[Begin MATERIAL]
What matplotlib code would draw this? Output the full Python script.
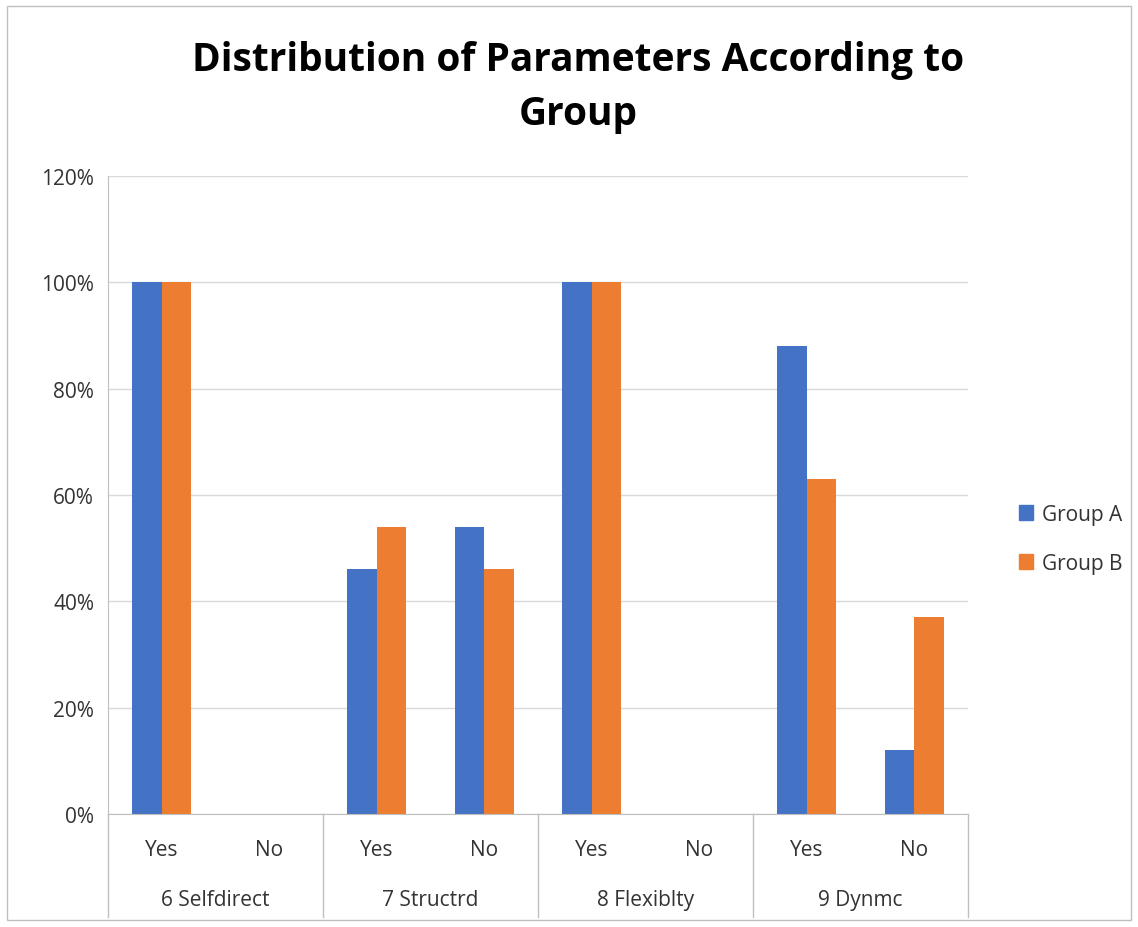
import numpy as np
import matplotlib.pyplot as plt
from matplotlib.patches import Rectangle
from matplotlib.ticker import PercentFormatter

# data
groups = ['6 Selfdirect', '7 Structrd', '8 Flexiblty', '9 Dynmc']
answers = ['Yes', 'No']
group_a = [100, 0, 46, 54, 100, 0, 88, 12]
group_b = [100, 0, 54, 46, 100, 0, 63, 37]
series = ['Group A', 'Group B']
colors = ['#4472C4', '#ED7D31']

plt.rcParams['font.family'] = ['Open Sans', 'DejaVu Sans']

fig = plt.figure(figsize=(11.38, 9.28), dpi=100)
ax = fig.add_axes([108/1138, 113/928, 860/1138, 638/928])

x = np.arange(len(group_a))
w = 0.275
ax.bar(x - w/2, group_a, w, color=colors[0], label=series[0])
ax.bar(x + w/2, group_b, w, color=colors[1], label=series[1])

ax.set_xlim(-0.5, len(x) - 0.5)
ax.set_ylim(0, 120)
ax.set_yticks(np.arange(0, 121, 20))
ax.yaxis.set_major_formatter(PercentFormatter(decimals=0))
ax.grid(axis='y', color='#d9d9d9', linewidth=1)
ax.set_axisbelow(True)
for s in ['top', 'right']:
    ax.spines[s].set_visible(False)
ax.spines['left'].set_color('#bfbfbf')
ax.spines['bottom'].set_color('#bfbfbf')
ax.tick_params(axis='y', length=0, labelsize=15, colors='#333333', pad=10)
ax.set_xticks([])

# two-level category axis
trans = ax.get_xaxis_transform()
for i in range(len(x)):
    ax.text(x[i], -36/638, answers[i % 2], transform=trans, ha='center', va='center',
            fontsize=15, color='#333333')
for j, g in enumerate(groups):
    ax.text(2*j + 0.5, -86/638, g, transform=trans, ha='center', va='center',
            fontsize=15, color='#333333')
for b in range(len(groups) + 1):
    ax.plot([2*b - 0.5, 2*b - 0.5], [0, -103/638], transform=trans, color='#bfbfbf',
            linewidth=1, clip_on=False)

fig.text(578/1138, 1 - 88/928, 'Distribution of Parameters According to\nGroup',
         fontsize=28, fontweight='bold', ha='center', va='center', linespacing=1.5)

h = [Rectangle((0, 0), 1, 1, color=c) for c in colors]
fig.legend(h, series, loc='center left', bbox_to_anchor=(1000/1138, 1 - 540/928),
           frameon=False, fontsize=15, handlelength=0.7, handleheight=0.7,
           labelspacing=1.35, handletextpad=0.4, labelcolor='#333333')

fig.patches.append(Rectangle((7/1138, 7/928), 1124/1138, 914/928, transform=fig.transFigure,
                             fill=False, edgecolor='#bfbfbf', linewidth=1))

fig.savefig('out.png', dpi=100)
[End MATERIAL]
**TASK PROMPT**: Reproduce the material above exactly, first line through the line that contains "linewidth=1, clip_on=False)", minus the pictures.

**EXERCISE RESULT**:
What matplotlib code would draw this? Output the full Python script.
import numpy as np
import matplotlib.pyplot as plt
from matplotlib.patches import Rectangle
from matplotlib.ticker import PercentFormatter

# data
groups = ['6 Selfdirect', '7 Structrd', '8 Flexiblty', '9 Dynmc']
answers = ['Yes', 'No']
group_a = [100, 0, 46, 54, 100, 0, 88, 12]
group_b = [100, 0, 54, 46, 100, 0, 63, 37]
series = ['Group A', 'Group B']
colors = ['#4472C4', '#ED7D31']

plt.rcParams['font.family'] = ['Open Sans', 'DejaVu Sans']

fig = plt.figure(figsize=(11.38, 9.28), dpi=100)
ax = fig.add_axes([108/1138, 113/928, 860/1138, 638/928])

x = np.arange(len(group_a))
w = 0.275
ax.bar(x - w/2, group_a, w, color=colors[0], label=series[0])
ax.bar(x + w/2, group_b, w, color=colors[1], label=series[1])

ax.set_xlim(-0.5, len(x) - 0.5)
ax.set_ylim(0, 120)
ax.set_yticks(np.arange(0, 121, 20))
ax.yaxis.set_major_formatter(PercentFormatter(decimals=0))
ax.grid(axis='y', color='#d9d9d9', linewidth=1)
ax.set_axisbelow(True)
for s in ['top', 'right']:
    ax.spines[s].set_visible(False)
ax.spines['left'].set_color('#bfbfbf')
ax.spines['bottom'].set_color('#bfbfbf')
ax.tick_params(axis='y', length=0, labelsize=15, colors='#333333', pad=10)
ax.set_xticks([])

# two-level category axis
trans = ax.get_xaxis_transform()
for i in range(len(x)):
    ax.text(x[i], -36/638, answers[i % 2], transform=trans, ha='center', va='center',
            fontsize=15, color='#333333')
for j, g in enumerate(groups):
    ax.text(2*j + 0.5, -86/638, g, transform=trans, ha='center', va='center',
            fontsize=15, color='#333333')
for b in range(len(groups) + 1):
    ax.plot([2*b - 0.5, 2*b - 0.5], [0, -103/638], transform=trans, color='#bfbfbf',
            linewidth=1, clip_on=False)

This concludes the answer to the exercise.